==== DATASET RECORDS

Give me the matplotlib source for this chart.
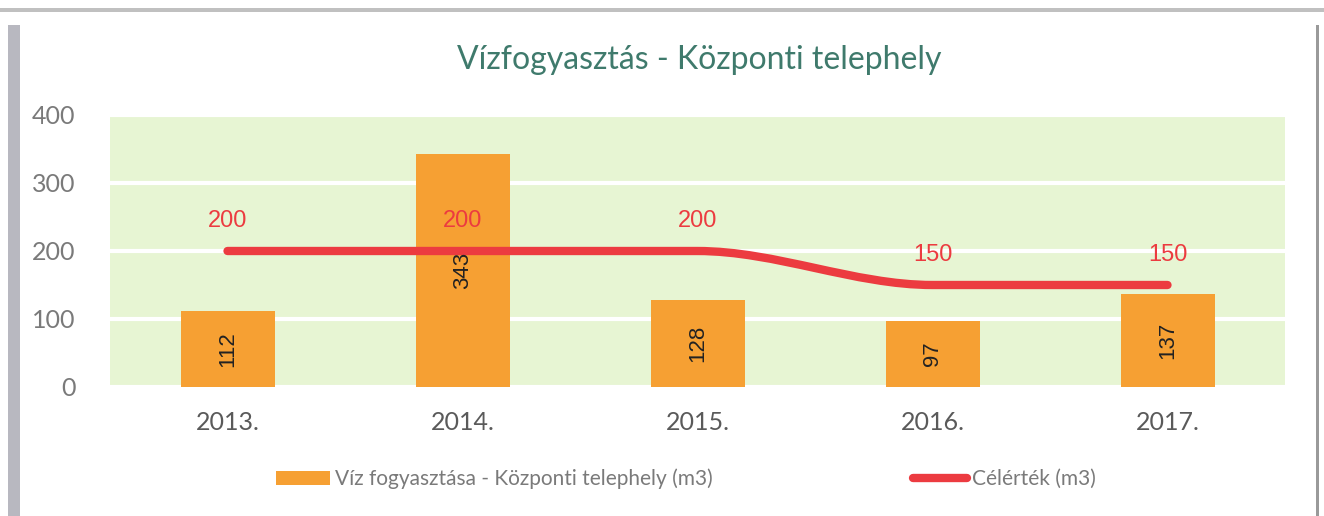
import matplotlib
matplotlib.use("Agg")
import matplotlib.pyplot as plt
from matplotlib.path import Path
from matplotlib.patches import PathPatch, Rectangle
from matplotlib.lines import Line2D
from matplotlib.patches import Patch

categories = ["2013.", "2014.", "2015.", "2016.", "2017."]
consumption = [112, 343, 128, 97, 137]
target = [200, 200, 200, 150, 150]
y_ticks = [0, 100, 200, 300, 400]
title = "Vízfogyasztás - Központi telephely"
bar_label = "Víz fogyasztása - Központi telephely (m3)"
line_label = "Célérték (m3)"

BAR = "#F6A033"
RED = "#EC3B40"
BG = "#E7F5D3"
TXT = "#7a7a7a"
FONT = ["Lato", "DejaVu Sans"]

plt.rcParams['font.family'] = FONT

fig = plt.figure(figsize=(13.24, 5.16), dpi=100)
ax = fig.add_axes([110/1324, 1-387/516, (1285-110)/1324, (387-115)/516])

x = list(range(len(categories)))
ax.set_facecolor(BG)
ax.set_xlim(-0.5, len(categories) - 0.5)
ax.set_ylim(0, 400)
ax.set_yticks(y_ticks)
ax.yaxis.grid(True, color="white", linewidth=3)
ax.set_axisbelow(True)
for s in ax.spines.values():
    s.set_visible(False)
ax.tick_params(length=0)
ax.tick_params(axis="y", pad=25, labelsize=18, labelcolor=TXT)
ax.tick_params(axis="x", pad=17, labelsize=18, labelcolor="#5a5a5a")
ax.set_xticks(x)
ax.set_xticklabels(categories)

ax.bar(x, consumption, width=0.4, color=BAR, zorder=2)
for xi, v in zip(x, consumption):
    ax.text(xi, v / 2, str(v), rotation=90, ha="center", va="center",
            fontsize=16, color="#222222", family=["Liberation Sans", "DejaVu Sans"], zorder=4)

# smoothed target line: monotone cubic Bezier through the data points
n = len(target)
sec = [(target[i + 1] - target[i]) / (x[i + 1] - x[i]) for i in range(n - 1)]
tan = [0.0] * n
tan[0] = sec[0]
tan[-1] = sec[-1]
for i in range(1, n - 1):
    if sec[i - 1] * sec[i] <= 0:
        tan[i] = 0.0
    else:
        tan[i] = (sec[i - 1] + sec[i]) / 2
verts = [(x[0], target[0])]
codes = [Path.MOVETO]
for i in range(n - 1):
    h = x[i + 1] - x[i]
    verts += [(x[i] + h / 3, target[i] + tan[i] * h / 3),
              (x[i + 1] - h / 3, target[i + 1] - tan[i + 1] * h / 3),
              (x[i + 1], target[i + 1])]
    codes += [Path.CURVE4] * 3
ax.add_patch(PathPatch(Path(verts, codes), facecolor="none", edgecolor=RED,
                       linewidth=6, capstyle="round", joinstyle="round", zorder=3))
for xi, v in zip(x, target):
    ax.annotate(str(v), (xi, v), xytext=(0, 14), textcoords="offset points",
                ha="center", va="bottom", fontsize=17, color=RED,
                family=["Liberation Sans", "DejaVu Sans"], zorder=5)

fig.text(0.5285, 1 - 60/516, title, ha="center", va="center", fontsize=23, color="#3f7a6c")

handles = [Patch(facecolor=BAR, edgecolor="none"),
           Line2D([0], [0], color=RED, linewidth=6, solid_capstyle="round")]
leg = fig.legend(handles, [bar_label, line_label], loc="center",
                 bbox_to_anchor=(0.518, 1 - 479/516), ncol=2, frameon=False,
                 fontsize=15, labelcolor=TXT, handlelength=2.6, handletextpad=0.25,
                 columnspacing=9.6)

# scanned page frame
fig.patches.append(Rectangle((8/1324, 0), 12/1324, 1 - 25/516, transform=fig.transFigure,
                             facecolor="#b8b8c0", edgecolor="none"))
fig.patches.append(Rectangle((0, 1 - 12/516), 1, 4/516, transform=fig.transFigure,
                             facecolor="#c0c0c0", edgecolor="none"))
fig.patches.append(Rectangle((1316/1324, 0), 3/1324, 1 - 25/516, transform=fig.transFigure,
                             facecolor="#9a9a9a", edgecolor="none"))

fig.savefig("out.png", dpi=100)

========
==== DATASET RECORDS

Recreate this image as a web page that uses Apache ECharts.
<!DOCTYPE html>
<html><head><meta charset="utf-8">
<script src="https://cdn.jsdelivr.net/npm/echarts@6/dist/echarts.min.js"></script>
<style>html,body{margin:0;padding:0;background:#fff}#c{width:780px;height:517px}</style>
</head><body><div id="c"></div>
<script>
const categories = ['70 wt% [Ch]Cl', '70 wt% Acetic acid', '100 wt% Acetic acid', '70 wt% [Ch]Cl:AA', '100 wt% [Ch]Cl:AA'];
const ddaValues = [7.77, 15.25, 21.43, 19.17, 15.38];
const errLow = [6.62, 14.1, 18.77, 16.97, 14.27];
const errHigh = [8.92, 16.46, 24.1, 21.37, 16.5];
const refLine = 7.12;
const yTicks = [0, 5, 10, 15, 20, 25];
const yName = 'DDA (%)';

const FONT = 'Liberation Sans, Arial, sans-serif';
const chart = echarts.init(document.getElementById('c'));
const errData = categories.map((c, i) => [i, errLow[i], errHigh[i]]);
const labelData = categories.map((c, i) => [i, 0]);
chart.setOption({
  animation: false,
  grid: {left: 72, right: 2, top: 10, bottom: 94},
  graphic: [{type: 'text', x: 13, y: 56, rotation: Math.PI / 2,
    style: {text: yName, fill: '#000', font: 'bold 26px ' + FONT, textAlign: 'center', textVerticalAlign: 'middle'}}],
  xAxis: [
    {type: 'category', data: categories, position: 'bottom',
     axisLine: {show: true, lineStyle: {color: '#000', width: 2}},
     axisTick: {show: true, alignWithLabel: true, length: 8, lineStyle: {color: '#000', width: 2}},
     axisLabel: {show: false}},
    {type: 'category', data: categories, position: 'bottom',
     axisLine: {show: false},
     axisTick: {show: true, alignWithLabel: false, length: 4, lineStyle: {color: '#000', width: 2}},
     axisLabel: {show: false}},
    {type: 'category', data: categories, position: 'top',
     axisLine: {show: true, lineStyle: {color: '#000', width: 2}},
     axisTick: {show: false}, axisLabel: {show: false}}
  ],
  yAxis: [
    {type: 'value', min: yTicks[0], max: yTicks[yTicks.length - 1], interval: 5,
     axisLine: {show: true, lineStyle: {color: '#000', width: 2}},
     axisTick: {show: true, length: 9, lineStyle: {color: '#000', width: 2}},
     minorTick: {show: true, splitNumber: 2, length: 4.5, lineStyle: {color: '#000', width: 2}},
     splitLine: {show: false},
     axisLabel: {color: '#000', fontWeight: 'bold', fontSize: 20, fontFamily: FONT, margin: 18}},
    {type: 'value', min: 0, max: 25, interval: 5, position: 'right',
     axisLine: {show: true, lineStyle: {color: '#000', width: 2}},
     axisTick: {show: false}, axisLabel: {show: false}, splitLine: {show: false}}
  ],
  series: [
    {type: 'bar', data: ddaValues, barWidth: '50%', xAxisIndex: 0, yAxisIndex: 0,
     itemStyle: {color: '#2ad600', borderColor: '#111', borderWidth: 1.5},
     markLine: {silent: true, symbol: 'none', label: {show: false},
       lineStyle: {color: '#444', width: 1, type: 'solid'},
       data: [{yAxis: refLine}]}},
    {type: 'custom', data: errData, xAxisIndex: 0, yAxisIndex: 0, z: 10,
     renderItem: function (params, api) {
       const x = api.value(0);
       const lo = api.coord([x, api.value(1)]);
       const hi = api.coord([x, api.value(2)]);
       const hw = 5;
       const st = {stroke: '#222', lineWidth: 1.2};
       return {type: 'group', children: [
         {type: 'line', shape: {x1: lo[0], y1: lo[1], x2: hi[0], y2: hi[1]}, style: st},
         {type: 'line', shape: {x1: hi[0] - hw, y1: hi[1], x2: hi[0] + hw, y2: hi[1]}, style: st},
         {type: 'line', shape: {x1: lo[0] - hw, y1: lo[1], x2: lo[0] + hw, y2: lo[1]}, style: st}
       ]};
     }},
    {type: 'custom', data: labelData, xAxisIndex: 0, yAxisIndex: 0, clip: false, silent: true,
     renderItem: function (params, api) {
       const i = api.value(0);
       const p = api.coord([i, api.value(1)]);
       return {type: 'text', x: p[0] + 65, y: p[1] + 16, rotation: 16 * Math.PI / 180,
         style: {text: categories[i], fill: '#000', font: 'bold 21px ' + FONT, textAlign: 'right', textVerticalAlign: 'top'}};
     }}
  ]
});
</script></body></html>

========

REQUIREMENT: Both the line with "Give me the matplotlib source for this chart." and the line with "1-387/516, (1285-110)/1324, (387-115)/516])" are included: reproduce them and every line between, exactly, with pictures omitted.

SOLUTION TO THE EXERCISE:
Give me the matplotlib source for this chart.
import matplotlib
matplotlib.use("Agg")
import matplotlib.pyplot as plt
from matplotlib.path import Path
from matplotlib.patches import PathPatch, Rectangle
from matplotlib.lines import Line2D
from matplotlib.patches import Patch

categories = ["2013.", "2014.", "2015.", "2016.", "2017."]
consumption = [112, 343, 128, 97, 137]
target = [200, 200, 200, 150, 150]
y_ticks = [0, 100, 200, 300, 400]
title = "Vízfogyasztás - Központi telephely"
bar_label = "Víz fogyasztása - Központi telephely (m3)"
line_label = "Célérték (m3)"

BAR = "#F6A033"
RED = "#EC3B40"
BG = "#E7F5D3"
TXT = "#7a7a7a"
FONT = ["Lato", "DejaVu Sans"]

plt.rcParams['font.family'] = FONT

fig = plt.figure(figsize=(13.24, 5.16), dpi=100)
ax = fig.add_axes([110/1324, 1-387/516, (1285-110)/1324, (387-115)/516])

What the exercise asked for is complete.